When the wind comes in off the harbour and the limestone turns to a skating rink, you need indoor places that hold up for hours. The good news is that Valletta is built for bad weather. The streets are narrow enough to break the wind, the buildings are stone-thick, and there is almost always somewhere warm within thirty seconds of where you are standing. Here are the indoor rooms in the city that will absorb a long afternoon with someone you like.
Caffe Cordina, but the indoor room
Most people sit on the Caffe Cordina terrace on Republic Square. On a rainy day, go inside instead. The painted-ceiling room at the back is one of the more beautiful interiors in the city and it is built for lingering. Order coffee, then bigilla and bread, then a glass of wine, then a kannoli, in that order, over about two hours. The waiters will not push you out. Around twenty-five euros for two if you order properly.
Lot Sixty One for the conversation date
Lot Sixty One on Old Bakery Street is small but it is the most serious coffee in central Valletta and the espresso bar set-up means you can sit at the counter and actually talk for an hour without it feeling weird. Filter coffee is around three-fifty, espresso around two. Pair it with the bookshop next door, Agenda on Republic Street, where you can pick up a paperback and read across from each other for the second hour.
The National Museum of Archaeology
On Republic Street, in the old Auberge de Provence. The Sleeping Lady from the Hypogeum and the Venus of Malta, both prehistoric figurines from the temples, are smaller than you expect and somehow more affecting because of it. Entry is around five euros, the museum takes about an hour and a half, and the building itself, the old auberge of the Knights of Provence, is half the reason to go.
St John's Co-Cathedral
The interior is too much in the best way. Every surface is decorated, the floor is two hundred Knights' tombstones in coloured marble, and the Caravaggios in the oratory are the kind of paintings that change the temperature of a room. Allow ninety minutes minimum. The audio guide is included in the fifteen euro entry and it is genuinely worth wearing. This is one of the few places where being a tourist together is itself a good date, because you will both come out with the same set of things to talk about.
MUZA
MUZA, the national art museum in the old Auberge d'Italie on Merchants Street, is the right size for an afternoon. Big enough to wander, small enough to not get tired in. The collection runs from medieval Maltese altarpieces to contemporary local painters, with a particularly good Mattia Preti room. Entry is around ten euros. The cafe in the courtyard is covered and works as a landing spot afterwards.
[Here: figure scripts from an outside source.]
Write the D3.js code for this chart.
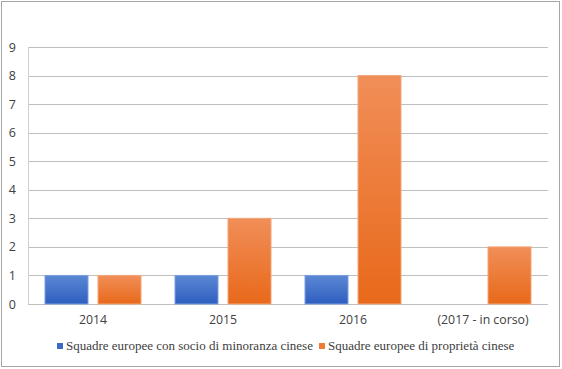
<!DOCTYPE html>
<html lang="it">
<head>
<meta charset="utf-8">
<title>Squadre europee</title>
<style>
  body { margin: 0; background: #fff; }
  svg { display: block; }
</style>
</head>
<body>
<script src="https://d3js.org/d3.v7.min.js"></script>
<script>
var categories = ["2014", "2015", "2016", "(2017 - in corso)"];
var seriesNames = ["Squadre europee con socio di minoranza cinese", "Squadre europee di proprietà cinese"];
var minoranza = [1, 1, 1, 0];
var proprieta = [1, 3, 8, 2];
var yTicks = [0, 1, 2, 3, 4, 5, 6, 7, 8, 9];

var width = 562, height = 369;
var margin = {top: 47, right: 14, bottom: 65, left: 28};

var svg = d3.select("body").append("svg")
    .attr("width", width)
    .attr("height", height);

var defs = svg.append("defs");
function grad(id, top, bottom) {
  var g = defs.append("linearGradient").attr("id", id)
      .attr("x1", 0).attr("y1", 0).attr("x2", 0).attr("y2", 1);
  g.append("stop").attr("offset", "0%").attr("stop-color", top);
  g.append("stop").attr("offset", "100%").attr("stop-color", bottom);
}
grad("gBlue", "#5b87d4", "#2e5fbf");
grad("gOrange", "#f18e58", "#e8691a");

// cornice esterna
svg.append("rect")
    .attr("x", 1.5).attr("y", 1.5)
    .attr("width", width - 4).attr("height", height - 4)
    .attr("fill", "none").attr("stroke", "#a6a6a6").attr("stroke-width", 1);

var x = d3.scaleBand()
    .domain(categories)
    .range([margin.left, width - margin.right]);

var y = d3.scaleLinear()
    .domain([0, 9])
    .range([height - margin.bottom, margin.top]);

// griglia
svg.append("g")
    .selectAll("line")
    .data(yTicks)
    .enter().append("line")
    .attr("x1", margin.left).attr("x2", width - margin.right)
    .attr("y1", function(d){ return Math.round(y(d)) + 0.5; })
    .attr("y2", function(d){ return Math.round(y(d)) + 0.5; })
    .attr("stroke", "#bfbfbf").attr("stroke-width", 1);

// asse verticale
svg.append("line")
    .attr("x1", margin.left + 0.5).attr("x2", margin.left + 0.5)
    .attr("y1", y(9)).attr("y2", y(0))
    .attr("stroke", "#d0d0d0");

var yAxis = svg.append("g")
    .attr("transform", "translate(" + margin.left + ",0)")
    .call(d3.axisLeft(y).tickValues(yTicks).tickSize(0).tickPadding(12));
yAxis.attr("font-family", "Open Sans");
yAxis.select(".domain").remove();
yAxis.selectAll("text")
    .attr("font-size", 12.5).attr("fill", "#404040");

var xAxis = svg.append("g")
    .attr("transform", "translate(0," + y(0) + ")")
    .call(d3.axisBottom(x).tickSize(0).tickPadding(11));
xAxis.attr("font-family", "Open Sans");
xAxis.select(".domain").remove();
xAxis.selectAll("text")
    .attr("font-size", 12.3).attr("fill", "#404040");

var barW = 43, gap = 10;
var off = (x.bandwidth() - (2 * barW + gap)) / 2;

function drawBars(values, shift, fill, stroke) {
  svg.append("g").selectAll("rect")
      .data(values.map(function(v, i){ return {c: categories[i], v: v}; }).filter(function(d){ return d.v > 0; }))
      .enter().append("rect")
      .attr("x", function(d){ return x(d.c) + off + shift; })
      .attr("y", function(d){ return y(d.v); })
      .attr("width", barW)
      .attr("height", function(d){ return y(0) - y(d.v); })
      .attr("fill", fill)
      .attr("stroke", stroke).attr("stroke-width", 1);
}
drawBars(minoranza, 0, "url(#gBlue)", "#7a9fe0");
drawBars(proprieta, barW + gap, "url(#gOrange)", "#f4a67a");

// legenda
var legend = [
  {name: seriesNames[0], fill: "#3a6bc9", x: 57},
  {name: seriesNames[1], fill: "#ef7b30", x: 319}
];
var lg = svg.append("g").selectAll("g").data(legend).enter().append("g")
    .attr("transform", function(d){ return "translate(" + d.x + ",343)"; });
lg.append("rect").attr("width", 6).attr("height", 6).attr("y", 0)
    .attr("fill", function(d){ return d.fill; });
lg.append("text")
    .attr("x", 9).attr("y", 7)
    .attr("font-family", "Liberation Serif")
    .attr("font-size", 13).attr("fill", "#404040")
    .text(function(d){ return d.name; });
</script>
</body>
</html>
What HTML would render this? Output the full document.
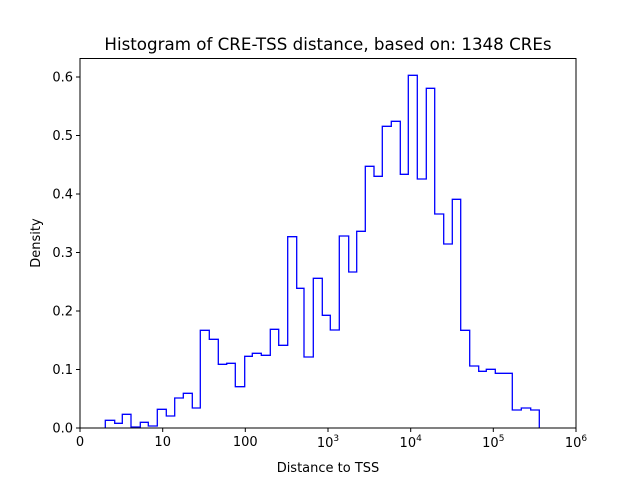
<!DOCTYPE html>
<html><head><style>body{margin:0;background:#fff}svg{display:block}text{font-family:"DejaVu Sans","Liberation Sans",sans-serif;fill:#000}</style></head><body>
<svg width="640" height="480" viewBox="0 0 640 480" xmlns="http://www.w3.org/2000/svg">
<rect width="640" height="480" fill="#fff"/>
<path fill="none" stroke="#0000ff" stroke-width="1.3" d="M105.3,428 V420.3 H114.7 V423.3 H122.3 V414.3 H131 V427 H140.3 V422.3 H148.3 V426 H157.3 V409.3 H166.3 V416 H174.7 V398 H183.3 V393.3 H192.3 V408 H200.3 V330.3 H209.3 V339.3 H218.3 V364.3 H226.7 V363.3 H235.3 V386.7 H244.7 V356.3 H252.3 V353.3 H261.3 V355.3 H270.3 V329.3 H278.7 V345.3 H287.7 V236.7 H296.7 V288.3 H304 V357 H313.3 V278.3 H322.3 V315.3 H330.3 V330 H339.3 V236 H348.7 V272 H356.7 V231.3 H365.3 V166.3 H374 V176.3 H382.3 V126.3 H391.3 V121.3 H400.3 V174.3 H408.3 V75.3 H417.3 V179 H426.3 V88.3 H434.7 V214 H443.7 V244 H452.3 V199.3 H460.7 V330.3 H469.7 V366 H478.7 V371.3 H486.3 V369.3 H495.3 V373.3 H512.3 V410 H521.3 V408 H530.7 V410 H539.3 V428"/>
<rect x="80" y="58.5" width="496" height="369.5" fill="none" stroke="#000" stroke-width="1"/>
<g stroke="#000" stroke-width="1">
<line x1="80" y1="428" x2="80" y2="432"/><line x1="162.7" y1="428" x2="162.7" y2="432"/><line x1="245.3" y1="428" x2="245.3" y2="432"/><line x1="328" y1="428" x2="328" y2="432"/><line x1="410.7" y1="428" x2="410.7" y2="432"/><line x1="493.3" y1="428" x2="493.3" y2="432"/><line x1="576" y1="428" x2="576" y2="432"/>
<line x1="76" y1="428" x2="80" y2="428"/><line x1="76" y1="369.5" x2="80" y2="369.5"/><line x1="76" y1="311" x2="80" y2="311"/><line x1="76" y1="252.5" x2="80" y2="252.5"/><line x1="76" y1="194" x2="80" y2="194"/><line x1="76" y1="135.5" x2="80" y2="135.5"/><line x1="76" y1="77" x2="80" y2="77"/>
</g>
<g font-size="13" text-anchor="middle">
<text x="80" y="446">0</text><text x="162.7" y="446">10</text><text x="245.3" y="446">100</text>
<text x="328" y="447">10<tspan font-size="9" dy="-6">3</tspan></text>
<text x="410.7" y="447">10<tspan font-size="9" dy="-6">4</tspan></text>
<text x="493.3" y="447">10<tspan font-size="9" dy="-6">5</tspan></text>
<text x="576" y="447">10<tspan font-size="9" dy="-6">6</tspan></text>
<text x="328" y="472">Distance to TSS</text>
</g>
<g font-size="13" text-anchor="end">
<text x="73" y="432.5">0.0</text><text x="73" y="374">0.1</text><text x="73" y="315.5">0.2</text><text x="73" y="257">0.3</text><text x="73" y="198.5">0.4</text><text x="73" y="140">0.5</text><text x="73" y="81.5">0.6</text>
</g>
<text x="40" y="243" font-size="13" text-anchor="middle" transform="rotate(-90 40 243)">Density</text>
<text x="328" y="50" font-size="16.7" text-anchor="middle">Histogram of CRE-TSS distance, based on: 1348 CREs</text>
</svg>
</body></html>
The Manoel Theatre, even just for the tour
The Manoel on Old Theatre Street offers daytime guided tours of around forty-five minutes when there is no rehearsal on. The auditorium, built in 1731, is one of the oldest working theatres in Europe, and seeing the gold-leaf boxes lit up empty is its own kind of pleasure. Tours are around five euros. If a matinee is on, go to that instead.
The independent bookshops and record shops
Valletta has a small but real cluster of independent shops that hold up well as date stops. Agenda Bookshop on Republic Street has a strong English-language section. Sapienzas Bookshop on Republic Street is older and has more secondhand stock. D'Amato Records on Saint John Street has been selling vinyl since 1885 and is the kind of shop where you can spend forty minutes flipping through Maltese folk records and Italian disco. None of these will mind you browsing for an hour.
Lascaris War Rooms
Underground, dry, weird. The Lascaris War Rooms are the WWII command bunker carved into the rock under the Upper Barrakka, where the Mediterranean campaign was directed. The tour takes around an hour and is more interesting than it sounds even if you are not a history person. Entry is around fourteen euros. Good for a date who likes objects and stories more than paintings.
A long lunch you do not try to escape from
When all else fails, book a table somewhere with stone walls and stay there for three hours. Rampila, in the old fortifications near the city gate, is built for this. Legligin on Saint Lucia Street, where there is no menu and the food keeps coming, is also built for this. Either will give you a four-course lunch with wine for around forty-five euros a head and neither will rush you out.
Stitching it together
The best rainy Valletta date I can think of looks like this. Coffee at Lot Sixty One around eleven. The Archaeology Museum from twelve to one-thirty. Lunch at Legligin from two to four-thirty. A kannoli and a glass of wine at Caffe Cordina from five to six. A walk back through the wet streets to wherever you are going next. Total cost around eighty euros for two, total time six hours, almost none of it spent outside. The weather becomes the reason the day worked rather than the obstacle to it.